According to my correspondent: “When the station opened in 1859 - and with it, the direct route to Ipswich and London - Southtown Road, the turnpike, was a thoroughfare of stately houses overhung by trees. The architect to the railway company designed a building which fitted its surroundings.

“It was a nice coincidence that in the same column you mentioned the Royal Hotel in Lowestoft (as the venue for a banquet to celebrate the Lowestoft drifter Lord Hood winning the Prunier Trophy for the biggest one-night herring catch of the 1952 autumn fishery).

“It was at the Royal Hotel that the opening of the new lines to both Yarmouth and Lowestoft on June 1, 1859, was marked with a celebratory dinner.

“The hotel, like South Town Station, was demolished in the 1970s.

“Some years ago I gave a talk on the history of Ferryside to members of the Yarmouth Archaelogical Society who, at the time, were preparing a history of South Town, or Southtown.”

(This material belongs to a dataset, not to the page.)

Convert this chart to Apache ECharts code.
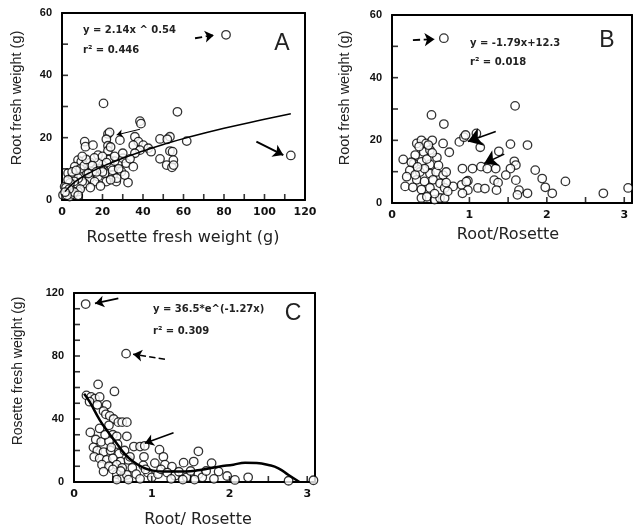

Last year Trevor Nicholls retired from working at the registry that for years has been located… in Ferryside, the former home of the Combe malting family mentioned earlier in his letter!

From Magnolia Green in Gorleston, Clifford Lee tells me that consulting the internet website of the Berney Arms would confirm by a railways link that “South Town is certainly not all one word”.

He encloses a photograph from the website of a platform signboard at the station stating unequivocally: “Yarmouth South Town”. Unfortunately copyright prevents me from using the photograph to illustrate this column without consent.

The isolated Berney Arms, inaccessible by road and necessitating a long trek on foot, can be reached by rail, for it has a station on the Yarmouth Vauxhall-Reedham-Norwich, line or by boat. Apart from the public house, its other feature is a windmill.

He sends me a copy of the website's page on “Yarmouth South Town Railway Station” that details its history that ended with its closure in 1970.

As I mentioned in this column recently, the South Town to London direct rail link was severed exactly a half-century ago, although the Yarmouth-Lowestoft service continued till 1970.

Mr Lee, who enjoys visiting internet websites featuring the Yarmouth and Gorleston area, says: “My brother-in-law, Robert Mannell, of Euston Road, Yarmouth, died at 85 recently, and his birth certificate from 1923 gave his birthplace at Southtown - all one word.”